Потом по команде Курии снесли одеревеневшее тело в машину, выехали за город и бросили его в лесу. После этого они хотели было отправиться по домам, но Курия и слышать об этом не желал — боялся оставаться один. Вернувшись к нему на квартиру, распили две бутылки виски. В шесть утра они спустились к машине, чтобы помыть ее, привести в порядок. О еде никто и слышать не мог — какой уж там завтрак!

Они примчались на «Апельсиновую усадьбу», когда Аль Хаджи еще не кончил завтракать. Он заставил их дожидаться у подъезда, потом открыл дверь кабинета и позвал Курию.

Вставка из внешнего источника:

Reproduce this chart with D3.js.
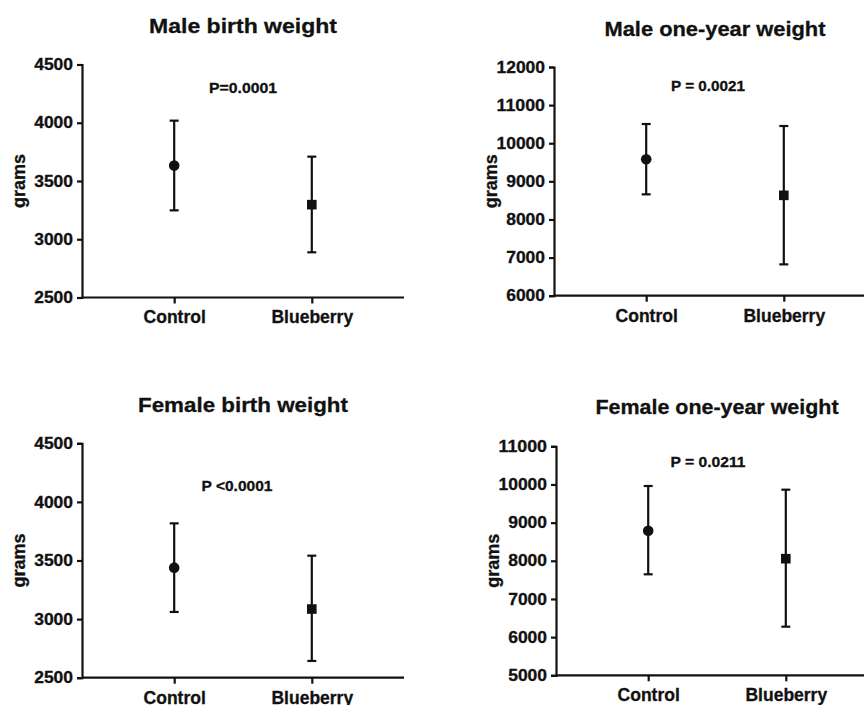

— Сейчас десять минут девятого, — начал он с раздражением.

— У нас э... проблема, — проговорил Курия, — Тони убит.

Курия был взъерошен, помят, глаза опухли от недосыпа.

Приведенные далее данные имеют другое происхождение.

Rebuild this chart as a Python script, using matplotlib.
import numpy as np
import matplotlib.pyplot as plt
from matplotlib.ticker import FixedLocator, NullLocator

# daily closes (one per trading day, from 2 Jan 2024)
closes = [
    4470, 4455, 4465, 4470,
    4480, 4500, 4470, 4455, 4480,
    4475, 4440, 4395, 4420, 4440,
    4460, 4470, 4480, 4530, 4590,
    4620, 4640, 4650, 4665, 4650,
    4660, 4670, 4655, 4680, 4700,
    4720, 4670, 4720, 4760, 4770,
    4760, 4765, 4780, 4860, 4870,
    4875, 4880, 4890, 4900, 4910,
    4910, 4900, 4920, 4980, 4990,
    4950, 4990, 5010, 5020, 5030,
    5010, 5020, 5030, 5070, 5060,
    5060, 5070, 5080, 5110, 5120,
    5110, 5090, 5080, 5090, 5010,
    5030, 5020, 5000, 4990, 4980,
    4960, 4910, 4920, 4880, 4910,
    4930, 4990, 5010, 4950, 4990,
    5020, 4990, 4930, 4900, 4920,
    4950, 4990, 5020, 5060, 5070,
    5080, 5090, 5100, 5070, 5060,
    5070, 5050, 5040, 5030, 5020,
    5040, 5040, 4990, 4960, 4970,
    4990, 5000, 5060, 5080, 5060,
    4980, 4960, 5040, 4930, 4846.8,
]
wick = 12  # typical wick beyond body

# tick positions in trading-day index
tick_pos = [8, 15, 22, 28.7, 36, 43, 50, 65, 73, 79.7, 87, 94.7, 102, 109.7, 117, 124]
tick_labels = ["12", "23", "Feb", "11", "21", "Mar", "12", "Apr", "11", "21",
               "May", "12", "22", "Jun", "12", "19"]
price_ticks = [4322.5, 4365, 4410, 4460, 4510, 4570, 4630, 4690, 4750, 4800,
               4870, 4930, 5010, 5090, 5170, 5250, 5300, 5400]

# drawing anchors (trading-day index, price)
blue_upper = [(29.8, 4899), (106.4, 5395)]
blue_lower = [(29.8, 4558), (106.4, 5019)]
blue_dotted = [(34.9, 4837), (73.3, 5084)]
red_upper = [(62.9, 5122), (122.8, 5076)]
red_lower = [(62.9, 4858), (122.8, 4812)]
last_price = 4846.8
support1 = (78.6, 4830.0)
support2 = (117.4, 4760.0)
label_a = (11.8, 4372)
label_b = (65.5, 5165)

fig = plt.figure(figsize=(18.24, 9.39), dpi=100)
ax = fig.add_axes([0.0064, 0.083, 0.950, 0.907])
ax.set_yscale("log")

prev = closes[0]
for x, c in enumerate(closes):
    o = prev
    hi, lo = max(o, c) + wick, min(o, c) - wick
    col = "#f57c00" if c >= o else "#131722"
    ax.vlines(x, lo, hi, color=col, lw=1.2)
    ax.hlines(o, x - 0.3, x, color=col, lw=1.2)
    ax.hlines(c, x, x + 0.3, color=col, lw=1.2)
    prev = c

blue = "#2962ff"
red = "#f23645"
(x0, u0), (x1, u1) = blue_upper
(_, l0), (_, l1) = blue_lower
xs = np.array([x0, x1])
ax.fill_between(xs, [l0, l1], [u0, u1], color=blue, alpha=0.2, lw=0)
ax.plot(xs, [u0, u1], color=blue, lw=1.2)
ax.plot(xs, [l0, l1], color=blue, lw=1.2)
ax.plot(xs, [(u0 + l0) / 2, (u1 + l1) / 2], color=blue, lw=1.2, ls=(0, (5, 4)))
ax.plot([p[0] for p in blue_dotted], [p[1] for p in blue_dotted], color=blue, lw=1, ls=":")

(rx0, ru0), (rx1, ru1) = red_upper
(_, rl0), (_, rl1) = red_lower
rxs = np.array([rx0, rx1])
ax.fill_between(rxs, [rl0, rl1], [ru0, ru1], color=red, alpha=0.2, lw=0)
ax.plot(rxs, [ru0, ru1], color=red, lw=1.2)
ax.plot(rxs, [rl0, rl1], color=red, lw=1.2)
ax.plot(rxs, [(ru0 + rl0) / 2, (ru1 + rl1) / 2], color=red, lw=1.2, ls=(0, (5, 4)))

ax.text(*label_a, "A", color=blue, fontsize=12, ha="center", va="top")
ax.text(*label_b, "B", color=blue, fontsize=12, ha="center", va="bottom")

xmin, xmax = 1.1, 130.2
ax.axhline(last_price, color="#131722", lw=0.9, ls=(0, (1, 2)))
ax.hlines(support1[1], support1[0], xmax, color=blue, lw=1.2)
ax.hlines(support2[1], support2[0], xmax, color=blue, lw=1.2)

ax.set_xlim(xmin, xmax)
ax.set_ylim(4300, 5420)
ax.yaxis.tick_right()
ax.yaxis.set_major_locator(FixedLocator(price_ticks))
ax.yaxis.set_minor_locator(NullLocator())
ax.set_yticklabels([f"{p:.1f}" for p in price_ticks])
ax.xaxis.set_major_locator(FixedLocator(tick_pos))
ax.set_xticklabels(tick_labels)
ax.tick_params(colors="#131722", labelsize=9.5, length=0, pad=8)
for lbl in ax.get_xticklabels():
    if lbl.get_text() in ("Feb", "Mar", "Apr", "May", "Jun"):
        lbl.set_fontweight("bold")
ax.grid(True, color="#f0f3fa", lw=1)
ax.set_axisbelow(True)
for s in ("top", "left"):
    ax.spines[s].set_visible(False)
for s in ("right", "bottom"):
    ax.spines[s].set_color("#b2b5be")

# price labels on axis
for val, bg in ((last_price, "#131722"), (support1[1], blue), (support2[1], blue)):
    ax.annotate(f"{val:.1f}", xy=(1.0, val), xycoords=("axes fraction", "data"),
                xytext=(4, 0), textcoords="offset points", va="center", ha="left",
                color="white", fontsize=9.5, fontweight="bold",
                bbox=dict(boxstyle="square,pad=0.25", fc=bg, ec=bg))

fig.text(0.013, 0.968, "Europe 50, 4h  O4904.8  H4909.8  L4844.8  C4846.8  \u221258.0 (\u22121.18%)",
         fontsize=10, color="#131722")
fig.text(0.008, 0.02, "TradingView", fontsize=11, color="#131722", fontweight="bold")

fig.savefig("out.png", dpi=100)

Тони был его правой рукой: немногословный, дельный, преданный. Он был наиболее вероятным преемником Курии, если бы тот окончательно впал в немилость И вот он мертв!..

— Как так? — спросил Аль Хаджи и полез за сигарой в выдвинутый ящик стола.

— Убит, — ответил Курия, — отравленной стрелой.

Глаза Аль Хаджи сузились, он подозрительно уставился ими на Курию.

— Кем?

Курия объяснил, что произошло, упустив лишь то, как и где они отделались от трупа. При одном воспоминании о погибшем у него бежали мурашки по коже.

— За что?

Курия пожал плечами.

Голос Аль Хаджи был острым как лезвие.

— Теперь ты будешь оправдывать свою нерадивость тем, что кто-то охотится на вас с луком. Я бы поверил в это, если бы не знал, какой ты дерьмовый работник.

Курия опустил глаза на зеленый ковер.

— Трое вооруженных до зубов молодчиков бежали от первобытного туземца! — Аль Хаджи стукнул кулаком по столу. — Дружно наложили в штаны. Вот что, мне надоели твоя беспомощность и разгильдяйство. Чтобы сегодня же деньги были собраны! До последнего цента! Понял? Мне все равно — пусть хоть все лавочники возьмутся за оружие! Рикардо!

Итальянец заставил себя ждать. Наконец он ввалился в кабинет и, прислонившись к дверному косяку, молча уставился на Курию. Ему очень не нравилось, когда Аль Хаджи повышал голос.

— Расскажи-ка ему все, — велел Курии Аль Хаджи.

Лицо Рикардо, пока он слушал, кривила презрительная ухмылка.

— Я еду с вами, — сказал он, когда Курия смолк.

— Никуда ты не поедешь, — негромко возразил Аль Хаджи. — Помнишь, я предупреждал — на участке Курии чтоб духу твоего не было. Останешься здесь.

Рикардо перевел взгляд на Аль Хаджи, ухмылка превратилась в издевательский оскал.

— Не забывай, Эл, — сказал он, — мне принадлежит пятьдесят процентов акций этого предприятия.

Они обменялись злобными взглядами.

— Если что-нибудь пойдет не так, — сказал Аль Хаджи, — если полицейские тебя схватят, запомни: ты никого здесь не знаешь. Я не стану тебя выручать.

Когда Курия ушел, Рикардо сообщил Аль Хаджи про предательство Мими: ему вновь не удалось склонить ее к сожительству.